Friday, 24 April 2015

The aroma of onions

This was written at end 2013.

I'm sitting at my work table, and for the last couple of days i've been thinking that there's food stored in the drawers of my table. Though there's also the niggling thought that it's actually the onions and garlic sharing space on the window ledge, level with my ear. complicated seating arrangements, right?
My husband is always unhappy about the way i keep house. I would eat something that has recently expired. He would throw it out a month before. and so on and so forth.
But with the recent spiral of onion prices, we ended up watching onion prices carefully, reminds me of my parents buying gold ornaments when i was a kid, and then going off to the wholesaler and buying two kgs of onions and potatoes. The only problem is when they start rotting.
On 24 December we went into overdrive... we were cooking mutton for the larger family and so bought 3-4 kgs of onions and another 3-4 kgs of potatoes and a kg of garlic. Half of the onions and tubers went into the mutton curry.

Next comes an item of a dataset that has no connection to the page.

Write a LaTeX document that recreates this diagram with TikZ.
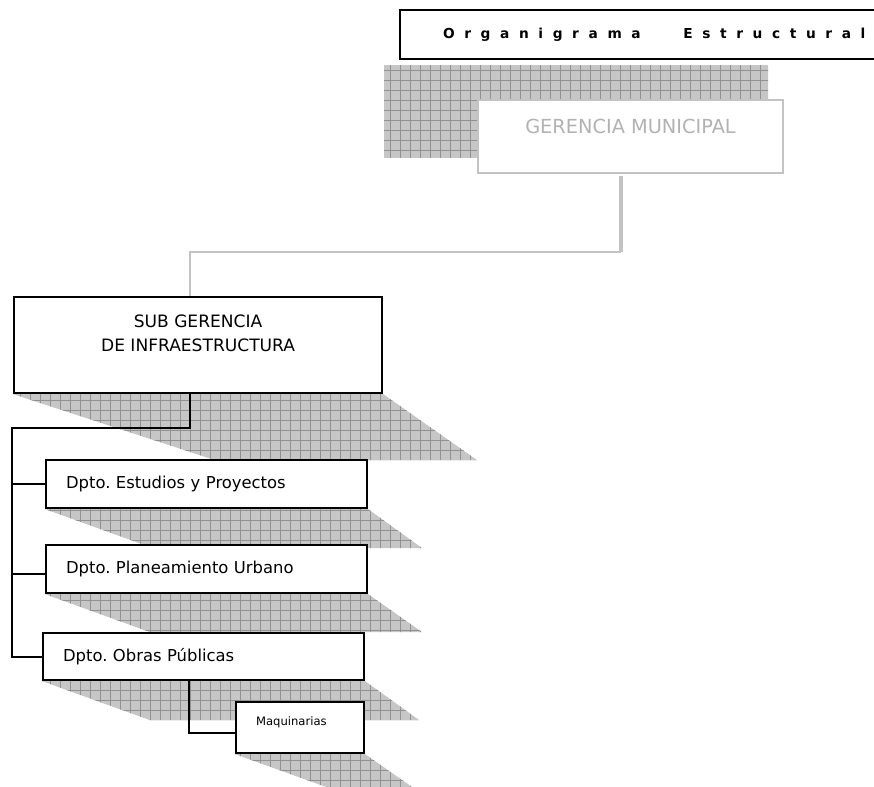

The cook (pure veg) likes to add potatoes in whatever vegetable she's making. It's edible only when she does. And we only keep her on because she's been able to stand me for the last five years. So, now, we're down to a couple of large potatoes from last year's batch. We still have a watermelon and a couple of apples from last year. We're both silently wondering who will peel and dice the fruits and serve it to the minions.

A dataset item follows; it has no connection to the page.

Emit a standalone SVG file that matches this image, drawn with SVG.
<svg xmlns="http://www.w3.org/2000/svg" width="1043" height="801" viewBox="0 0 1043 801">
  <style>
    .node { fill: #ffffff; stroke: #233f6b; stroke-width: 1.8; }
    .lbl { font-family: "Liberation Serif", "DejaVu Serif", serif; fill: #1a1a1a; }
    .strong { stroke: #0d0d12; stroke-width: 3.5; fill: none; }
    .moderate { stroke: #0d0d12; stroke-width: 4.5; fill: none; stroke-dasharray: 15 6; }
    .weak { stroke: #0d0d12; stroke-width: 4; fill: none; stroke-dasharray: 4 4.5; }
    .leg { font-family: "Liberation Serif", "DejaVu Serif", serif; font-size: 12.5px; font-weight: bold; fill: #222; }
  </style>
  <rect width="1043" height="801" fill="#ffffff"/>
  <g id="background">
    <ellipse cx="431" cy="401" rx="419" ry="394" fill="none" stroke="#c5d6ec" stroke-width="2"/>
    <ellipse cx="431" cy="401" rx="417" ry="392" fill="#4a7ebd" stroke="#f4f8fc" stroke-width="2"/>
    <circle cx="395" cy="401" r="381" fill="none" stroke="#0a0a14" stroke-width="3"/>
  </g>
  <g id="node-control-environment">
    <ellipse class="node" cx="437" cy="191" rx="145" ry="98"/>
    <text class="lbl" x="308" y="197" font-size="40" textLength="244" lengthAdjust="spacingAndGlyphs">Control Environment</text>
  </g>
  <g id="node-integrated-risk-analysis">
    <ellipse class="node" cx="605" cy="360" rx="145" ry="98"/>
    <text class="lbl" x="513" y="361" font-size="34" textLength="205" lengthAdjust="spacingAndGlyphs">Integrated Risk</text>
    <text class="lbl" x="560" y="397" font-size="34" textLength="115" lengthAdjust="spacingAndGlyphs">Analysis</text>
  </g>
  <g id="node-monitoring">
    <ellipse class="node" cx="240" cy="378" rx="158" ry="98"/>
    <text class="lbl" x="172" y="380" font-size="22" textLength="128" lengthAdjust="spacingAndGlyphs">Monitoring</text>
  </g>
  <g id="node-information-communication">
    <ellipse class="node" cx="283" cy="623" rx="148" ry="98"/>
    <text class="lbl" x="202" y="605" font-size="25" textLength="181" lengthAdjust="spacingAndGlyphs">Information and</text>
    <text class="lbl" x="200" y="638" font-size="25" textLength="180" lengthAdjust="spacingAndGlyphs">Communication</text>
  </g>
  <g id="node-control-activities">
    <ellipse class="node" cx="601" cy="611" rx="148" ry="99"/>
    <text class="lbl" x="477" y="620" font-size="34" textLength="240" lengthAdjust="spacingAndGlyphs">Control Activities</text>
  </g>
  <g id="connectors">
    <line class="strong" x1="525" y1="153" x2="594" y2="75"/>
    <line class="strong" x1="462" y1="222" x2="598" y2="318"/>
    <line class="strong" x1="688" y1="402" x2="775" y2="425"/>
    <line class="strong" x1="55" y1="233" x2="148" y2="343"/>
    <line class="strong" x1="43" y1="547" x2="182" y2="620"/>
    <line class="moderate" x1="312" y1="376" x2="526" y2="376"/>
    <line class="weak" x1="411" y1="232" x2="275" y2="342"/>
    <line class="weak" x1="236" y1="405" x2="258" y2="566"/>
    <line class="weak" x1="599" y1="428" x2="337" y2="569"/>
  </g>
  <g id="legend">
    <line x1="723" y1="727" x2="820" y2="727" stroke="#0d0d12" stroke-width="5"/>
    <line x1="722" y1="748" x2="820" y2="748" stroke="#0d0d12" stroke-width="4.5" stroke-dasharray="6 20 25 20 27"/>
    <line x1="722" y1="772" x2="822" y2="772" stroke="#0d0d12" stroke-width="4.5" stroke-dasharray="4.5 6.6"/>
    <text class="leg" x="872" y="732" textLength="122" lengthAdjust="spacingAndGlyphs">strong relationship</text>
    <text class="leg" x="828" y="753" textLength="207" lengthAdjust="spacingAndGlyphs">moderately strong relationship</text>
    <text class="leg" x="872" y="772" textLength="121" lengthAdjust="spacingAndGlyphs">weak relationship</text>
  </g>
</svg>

My husband is so worried of the waste... what if the onions rot. So he lays them down on the bedroom window ledge. This is the bedroom my mother slept in when she was alive. We have yet to move into it and the bed is now sagging under the weight of my oven,  cake mixer, their packaging, curtains that need washing, papers - his and mine, a leather folder that has some more papers etc.

A few months ago, my husband also tied a clothesline between the TV stand on one wall and the curtain rod on the opposite. His only worry seems to be that people can peep in and see that we are drying our clothes in our bedroom.

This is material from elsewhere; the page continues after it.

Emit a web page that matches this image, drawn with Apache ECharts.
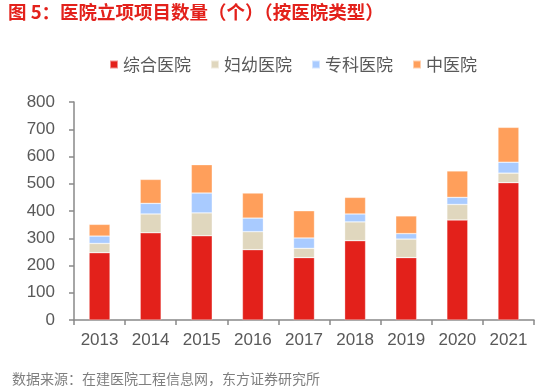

The window ledge, a very broad one, now holds a large basket with about 2 kgs of onions and a large quantity of garlic and wafting all about... a pungent smell. The smell reminds me of my early days at the Times of India.

The paste up artists would buy onions in kilos and store them in lockers next to the draft board. The smell so pungent,  some days so welcome and fragrant and, on others,  when the skinny horny artist told me to stand near him and proceeded to skewer my breasts with his elbow, tortured.

It ended one day when I was told I had to put the edition to bed early. I ran up with the layout and explained it to the artist. Ran down to work on the articles. After I'd sent it up electronically, I ran back up to check and sign off the layout.

The layout was a mess. Pasted in the wrong places,  with no resemblance to the layout. It was when he insisted on me standing next to me and poked my breast in the process that I roared that he'd pasted crap on the page and I could do it with half a brain. I was close to grabbing his collar and trying to wrestle his blade from him when the Malayali supervisor slid between us and begged me to go back to my floor and return in about 20 mins. After which I found the page beautifully made... and signed off quickly.

That night my best friend, and working at Economic Times at the time, told me I had quite likely incited a strike and that none of the paste-up guys would work with me again,  and that my useless temper had got the better of me.

Needless to say, I didn't sleep a wink that night.

I returned next day, glumly climbing the stairs to supervise the layout, and had a few guys crowding my table and chatting.

I'd become famous. And a tad popular.  And I realised I came to adore the guys upstairs.

Also breast poker became very careful thereafter.